### Work to be completed
Every line from the start of the entries up to and including the one bearing "centers = 0.5 * (edges[:-1] + edges[1:])" must be printed verbatim, without the pictures.

====== Material for this exercise

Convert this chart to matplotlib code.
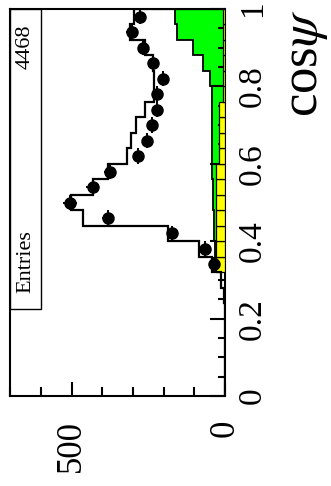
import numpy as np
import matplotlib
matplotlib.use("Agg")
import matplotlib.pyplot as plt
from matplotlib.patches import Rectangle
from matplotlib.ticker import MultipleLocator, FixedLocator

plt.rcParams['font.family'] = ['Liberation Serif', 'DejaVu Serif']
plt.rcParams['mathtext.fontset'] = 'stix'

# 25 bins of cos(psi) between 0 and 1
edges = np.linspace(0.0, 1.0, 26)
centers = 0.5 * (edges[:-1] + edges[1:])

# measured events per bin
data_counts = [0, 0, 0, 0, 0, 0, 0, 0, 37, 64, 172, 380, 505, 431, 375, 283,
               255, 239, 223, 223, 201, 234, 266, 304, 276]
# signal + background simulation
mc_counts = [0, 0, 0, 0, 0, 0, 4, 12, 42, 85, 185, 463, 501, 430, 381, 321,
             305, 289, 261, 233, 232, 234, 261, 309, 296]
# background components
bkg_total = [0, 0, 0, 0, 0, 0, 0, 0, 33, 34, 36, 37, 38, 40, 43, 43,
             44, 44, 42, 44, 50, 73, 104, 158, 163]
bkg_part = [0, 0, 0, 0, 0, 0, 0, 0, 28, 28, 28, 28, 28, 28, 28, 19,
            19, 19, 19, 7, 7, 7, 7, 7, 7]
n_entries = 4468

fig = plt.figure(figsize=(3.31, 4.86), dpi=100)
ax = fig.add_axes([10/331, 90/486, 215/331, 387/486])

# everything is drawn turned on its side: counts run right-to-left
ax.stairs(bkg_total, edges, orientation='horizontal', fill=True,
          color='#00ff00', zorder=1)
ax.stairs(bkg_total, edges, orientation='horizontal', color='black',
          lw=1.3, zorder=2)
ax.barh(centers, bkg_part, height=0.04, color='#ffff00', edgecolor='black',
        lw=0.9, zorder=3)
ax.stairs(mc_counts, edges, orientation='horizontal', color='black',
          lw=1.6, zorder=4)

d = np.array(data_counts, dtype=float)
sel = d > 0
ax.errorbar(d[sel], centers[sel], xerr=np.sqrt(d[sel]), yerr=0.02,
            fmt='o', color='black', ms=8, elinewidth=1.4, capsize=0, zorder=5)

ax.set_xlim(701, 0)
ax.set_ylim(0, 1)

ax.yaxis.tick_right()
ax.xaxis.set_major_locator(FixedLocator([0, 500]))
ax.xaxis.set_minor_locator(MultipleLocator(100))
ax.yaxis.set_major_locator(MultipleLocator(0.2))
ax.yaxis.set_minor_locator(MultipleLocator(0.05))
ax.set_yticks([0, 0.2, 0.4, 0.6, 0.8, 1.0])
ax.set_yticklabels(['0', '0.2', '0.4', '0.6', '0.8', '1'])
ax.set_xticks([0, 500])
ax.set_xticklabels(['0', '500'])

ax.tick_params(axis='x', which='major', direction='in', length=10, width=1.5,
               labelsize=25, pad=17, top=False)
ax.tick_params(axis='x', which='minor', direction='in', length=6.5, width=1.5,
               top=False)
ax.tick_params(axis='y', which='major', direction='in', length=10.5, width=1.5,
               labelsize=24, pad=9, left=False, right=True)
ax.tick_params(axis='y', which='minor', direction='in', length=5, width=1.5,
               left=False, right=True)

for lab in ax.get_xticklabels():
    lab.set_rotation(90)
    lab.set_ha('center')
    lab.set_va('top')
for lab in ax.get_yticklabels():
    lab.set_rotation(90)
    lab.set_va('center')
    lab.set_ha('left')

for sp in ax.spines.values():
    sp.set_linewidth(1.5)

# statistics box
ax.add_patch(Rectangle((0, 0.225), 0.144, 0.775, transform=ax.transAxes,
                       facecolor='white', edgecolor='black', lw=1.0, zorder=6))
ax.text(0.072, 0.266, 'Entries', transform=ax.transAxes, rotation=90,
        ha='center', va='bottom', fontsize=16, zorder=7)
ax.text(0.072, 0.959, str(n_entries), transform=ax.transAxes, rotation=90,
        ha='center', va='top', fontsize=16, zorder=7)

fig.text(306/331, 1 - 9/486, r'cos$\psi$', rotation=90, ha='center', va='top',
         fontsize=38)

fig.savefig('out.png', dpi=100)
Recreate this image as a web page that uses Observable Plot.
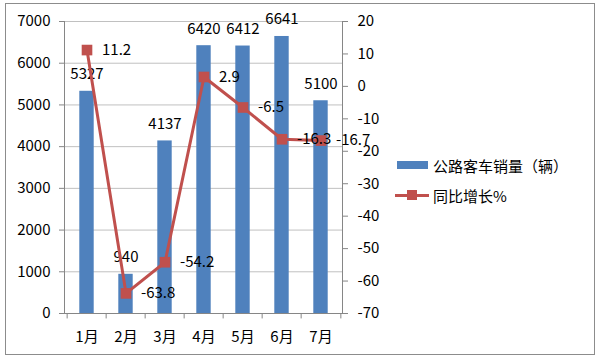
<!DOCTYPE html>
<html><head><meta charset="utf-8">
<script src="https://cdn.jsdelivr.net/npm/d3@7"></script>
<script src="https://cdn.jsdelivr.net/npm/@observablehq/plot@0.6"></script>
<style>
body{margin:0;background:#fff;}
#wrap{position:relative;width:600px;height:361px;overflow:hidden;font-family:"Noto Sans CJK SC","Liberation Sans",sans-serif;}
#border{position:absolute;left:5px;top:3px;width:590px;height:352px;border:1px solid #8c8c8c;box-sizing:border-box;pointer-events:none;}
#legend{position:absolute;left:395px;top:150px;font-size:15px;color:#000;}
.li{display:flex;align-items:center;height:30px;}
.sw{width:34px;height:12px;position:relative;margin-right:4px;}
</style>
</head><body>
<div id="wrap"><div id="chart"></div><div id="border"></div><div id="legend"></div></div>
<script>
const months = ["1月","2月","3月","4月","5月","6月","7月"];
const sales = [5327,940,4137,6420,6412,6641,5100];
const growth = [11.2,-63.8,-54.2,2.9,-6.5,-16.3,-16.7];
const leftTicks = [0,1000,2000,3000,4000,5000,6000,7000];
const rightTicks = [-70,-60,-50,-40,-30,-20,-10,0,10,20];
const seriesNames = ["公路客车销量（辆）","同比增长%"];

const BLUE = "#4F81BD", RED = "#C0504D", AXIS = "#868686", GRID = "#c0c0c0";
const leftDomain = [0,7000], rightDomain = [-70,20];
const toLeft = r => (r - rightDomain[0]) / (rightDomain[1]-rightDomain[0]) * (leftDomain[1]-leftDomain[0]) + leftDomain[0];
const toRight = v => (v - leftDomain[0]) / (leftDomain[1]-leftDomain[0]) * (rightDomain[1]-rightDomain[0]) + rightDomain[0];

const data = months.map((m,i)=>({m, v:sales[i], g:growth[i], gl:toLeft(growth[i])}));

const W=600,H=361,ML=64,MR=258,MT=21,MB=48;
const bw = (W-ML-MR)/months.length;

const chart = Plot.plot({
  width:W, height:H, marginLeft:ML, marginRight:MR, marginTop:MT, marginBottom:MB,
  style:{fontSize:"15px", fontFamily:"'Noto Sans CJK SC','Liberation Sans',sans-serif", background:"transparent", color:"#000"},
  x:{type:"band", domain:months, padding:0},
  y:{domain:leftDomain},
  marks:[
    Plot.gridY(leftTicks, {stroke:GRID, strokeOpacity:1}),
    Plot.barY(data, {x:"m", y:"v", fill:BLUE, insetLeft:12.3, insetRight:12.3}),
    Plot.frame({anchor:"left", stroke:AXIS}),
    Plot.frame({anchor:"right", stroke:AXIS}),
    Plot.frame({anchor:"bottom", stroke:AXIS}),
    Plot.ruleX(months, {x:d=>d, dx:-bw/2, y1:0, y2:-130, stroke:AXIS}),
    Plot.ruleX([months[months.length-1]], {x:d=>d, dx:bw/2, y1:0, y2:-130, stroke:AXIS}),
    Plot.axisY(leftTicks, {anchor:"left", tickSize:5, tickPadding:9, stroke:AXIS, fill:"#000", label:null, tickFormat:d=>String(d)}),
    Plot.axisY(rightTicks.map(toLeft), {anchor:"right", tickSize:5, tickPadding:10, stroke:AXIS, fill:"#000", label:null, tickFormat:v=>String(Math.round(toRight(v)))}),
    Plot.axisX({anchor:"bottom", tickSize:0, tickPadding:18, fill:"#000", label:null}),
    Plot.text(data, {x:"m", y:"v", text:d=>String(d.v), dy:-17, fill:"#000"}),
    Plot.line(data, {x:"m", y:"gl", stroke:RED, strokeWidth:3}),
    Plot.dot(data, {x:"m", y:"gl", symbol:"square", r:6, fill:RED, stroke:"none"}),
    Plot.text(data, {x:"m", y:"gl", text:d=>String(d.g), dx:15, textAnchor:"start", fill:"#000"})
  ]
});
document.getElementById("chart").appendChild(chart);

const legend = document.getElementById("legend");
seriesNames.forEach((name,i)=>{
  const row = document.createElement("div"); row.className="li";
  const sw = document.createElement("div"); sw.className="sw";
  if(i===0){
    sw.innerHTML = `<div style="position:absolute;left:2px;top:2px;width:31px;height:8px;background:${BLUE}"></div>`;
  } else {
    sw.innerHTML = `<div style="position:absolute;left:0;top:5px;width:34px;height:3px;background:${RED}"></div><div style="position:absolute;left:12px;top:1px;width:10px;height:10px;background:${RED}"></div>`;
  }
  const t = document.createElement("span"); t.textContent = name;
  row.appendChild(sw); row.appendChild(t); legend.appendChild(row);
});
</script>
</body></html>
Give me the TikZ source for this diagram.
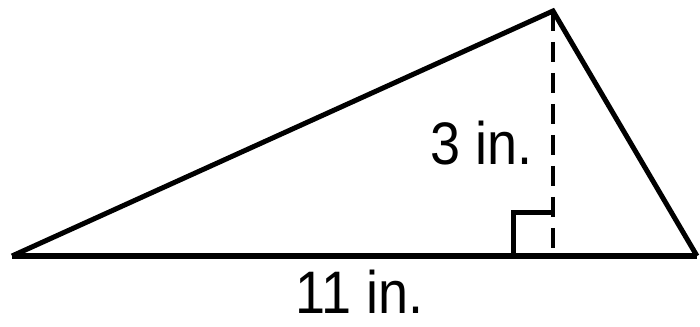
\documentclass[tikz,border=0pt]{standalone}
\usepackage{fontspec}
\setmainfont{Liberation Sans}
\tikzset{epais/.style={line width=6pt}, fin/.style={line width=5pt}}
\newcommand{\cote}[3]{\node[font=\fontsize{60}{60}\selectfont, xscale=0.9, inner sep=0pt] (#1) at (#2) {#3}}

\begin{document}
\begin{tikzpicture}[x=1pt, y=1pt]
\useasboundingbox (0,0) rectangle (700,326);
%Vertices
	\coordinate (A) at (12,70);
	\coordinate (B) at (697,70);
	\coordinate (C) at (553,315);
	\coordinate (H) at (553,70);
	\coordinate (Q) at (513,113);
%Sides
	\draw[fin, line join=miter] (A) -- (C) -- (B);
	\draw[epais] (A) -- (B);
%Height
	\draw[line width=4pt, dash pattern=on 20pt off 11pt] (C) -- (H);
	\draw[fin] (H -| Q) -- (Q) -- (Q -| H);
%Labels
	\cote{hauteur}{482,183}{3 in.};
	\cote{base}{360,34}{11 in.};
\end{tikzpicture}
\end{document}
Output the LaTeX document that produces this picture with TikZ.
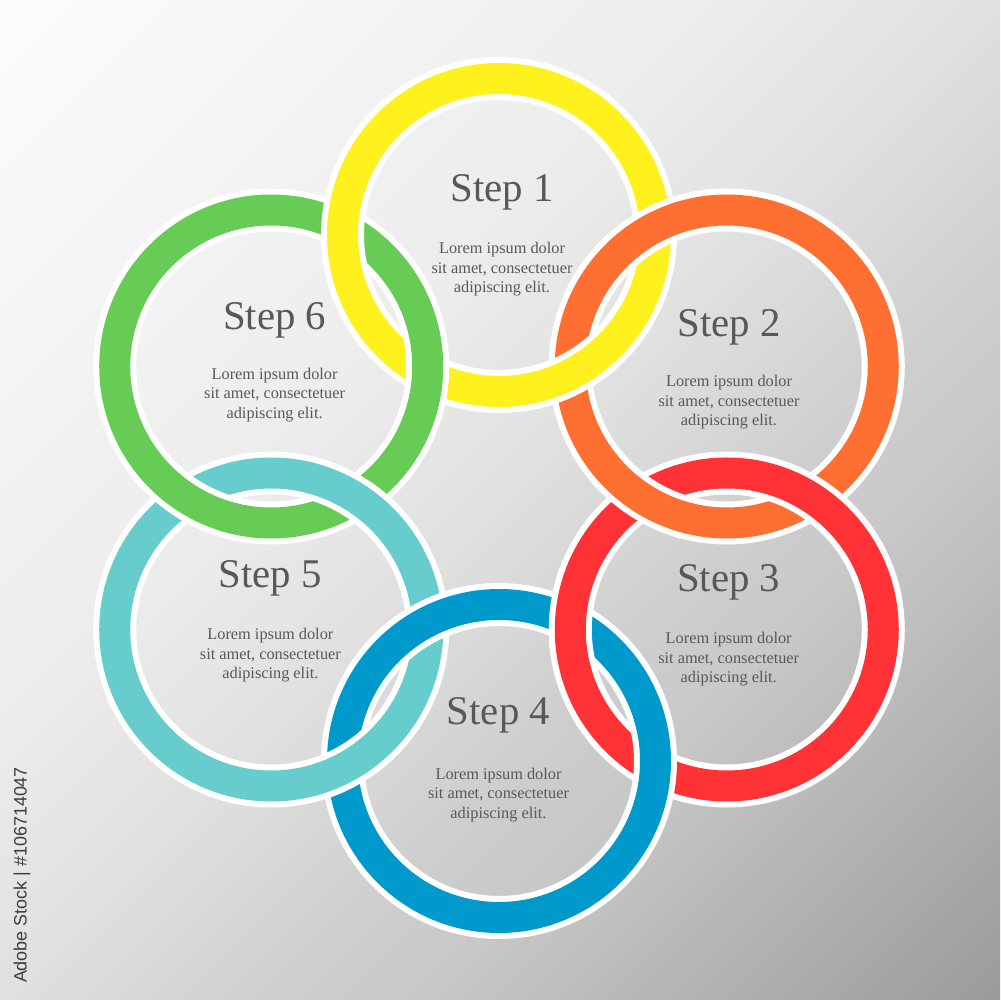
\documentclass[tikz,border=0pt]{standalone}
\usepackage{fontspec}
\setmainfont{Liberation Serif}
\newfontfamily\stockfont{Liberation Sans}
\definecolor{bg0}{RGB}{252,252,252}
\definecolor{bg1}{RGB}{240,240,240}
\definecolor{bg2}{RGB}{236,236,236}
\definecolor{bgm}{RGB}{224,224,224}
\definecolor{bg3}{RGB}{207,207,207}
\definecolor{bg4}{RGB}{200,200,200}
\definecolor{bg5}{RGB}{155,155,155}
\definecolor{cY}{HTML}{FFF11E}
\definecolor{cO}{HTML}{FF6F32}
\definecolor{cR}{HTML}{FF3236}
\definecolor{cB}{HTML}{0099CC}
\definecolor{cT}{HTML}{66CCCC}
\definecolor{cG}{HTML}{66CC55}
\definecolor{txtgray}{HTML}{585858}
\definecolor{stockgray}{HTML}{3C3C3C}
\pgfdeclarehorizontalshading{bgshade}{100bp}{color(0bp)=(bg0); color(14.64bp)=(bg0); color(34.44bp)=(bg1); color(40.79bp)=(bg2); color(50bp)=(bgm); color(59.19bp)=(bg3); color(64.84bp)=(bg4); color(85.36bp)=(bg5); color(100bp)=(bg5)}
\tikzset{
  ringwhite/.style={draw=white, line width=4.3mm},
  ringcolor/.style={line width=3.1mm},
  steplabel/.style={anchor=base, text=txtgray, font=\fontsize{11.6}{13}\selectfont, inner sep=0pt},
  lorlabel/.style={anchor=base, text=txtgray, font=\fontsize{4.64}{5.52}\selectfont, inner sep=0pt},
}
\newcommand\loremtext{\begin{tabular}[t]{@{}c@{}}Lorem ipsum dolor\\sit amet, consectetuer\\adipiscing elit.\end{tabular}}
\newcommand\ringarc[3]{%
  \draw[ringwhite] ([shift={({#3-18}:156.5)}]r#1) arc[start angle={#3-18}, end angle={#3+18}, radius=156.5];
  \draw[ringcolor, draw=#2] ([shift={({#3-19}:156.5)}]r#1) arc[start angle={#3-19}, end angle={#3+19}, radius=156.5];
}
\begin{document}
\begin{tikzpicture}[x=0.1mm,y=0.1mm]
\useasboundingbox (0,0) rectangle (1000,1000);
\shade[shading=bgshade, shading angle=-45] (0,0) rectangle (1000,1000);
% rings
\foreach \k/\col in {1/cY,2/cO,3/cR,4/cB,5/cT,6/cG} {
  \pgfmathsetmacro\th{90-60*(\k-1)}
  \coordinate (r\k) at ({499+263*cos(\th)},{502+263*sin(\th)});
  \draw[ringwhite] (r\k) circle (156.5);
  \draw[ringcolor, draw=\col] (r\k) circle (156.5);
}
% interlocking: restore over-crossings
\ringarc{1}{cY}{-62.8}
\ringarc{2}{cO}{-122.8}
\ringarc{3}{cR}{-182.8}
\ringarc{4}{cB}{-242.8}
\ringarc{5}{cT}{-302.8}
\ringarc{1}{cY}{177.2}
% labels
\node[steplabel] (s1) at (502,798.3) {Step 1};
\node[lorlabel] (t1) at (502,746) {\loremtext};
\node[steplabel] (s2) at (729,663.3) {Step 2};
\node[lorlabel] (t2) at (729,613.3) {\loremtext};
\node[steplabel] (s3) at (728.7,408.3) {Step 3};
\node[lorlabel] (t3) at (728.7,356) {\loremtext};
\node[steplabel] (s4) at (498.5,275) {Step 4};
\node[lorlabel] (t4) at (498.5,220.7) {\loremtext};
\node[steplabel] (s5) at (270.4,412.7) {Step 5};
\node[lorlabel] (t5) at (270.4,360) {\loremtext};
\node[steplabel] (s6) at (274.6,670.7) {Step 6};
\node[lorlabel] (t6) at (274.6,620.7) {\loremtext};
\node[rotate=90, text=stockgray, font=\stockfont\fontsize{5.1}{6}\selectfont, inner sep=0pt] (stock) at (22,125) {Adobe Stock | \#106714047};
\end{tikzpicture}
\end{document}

============

### Worked answer
Convert this chart to matplotlib code.
import numpy as np
import matplotlib
matplotlib.use("Agg")
import matplotlib.pyplot as plt
from matplotlib.patches import Rectangle
from matplotlib.ticker import MultipleLocator, FixedLocator

plt.rcParams['font.family'] = ['Liberation Serif', 'DejaVu Serif']
plt.rcParams['mathtext.fontset'] = 'stix'

# 25 bins of cos(psi) between 0 and 1
edges = np.linspace(0.0, 1.0, 26)
centers = 0.5 * (edges[:-1] + edges[1:])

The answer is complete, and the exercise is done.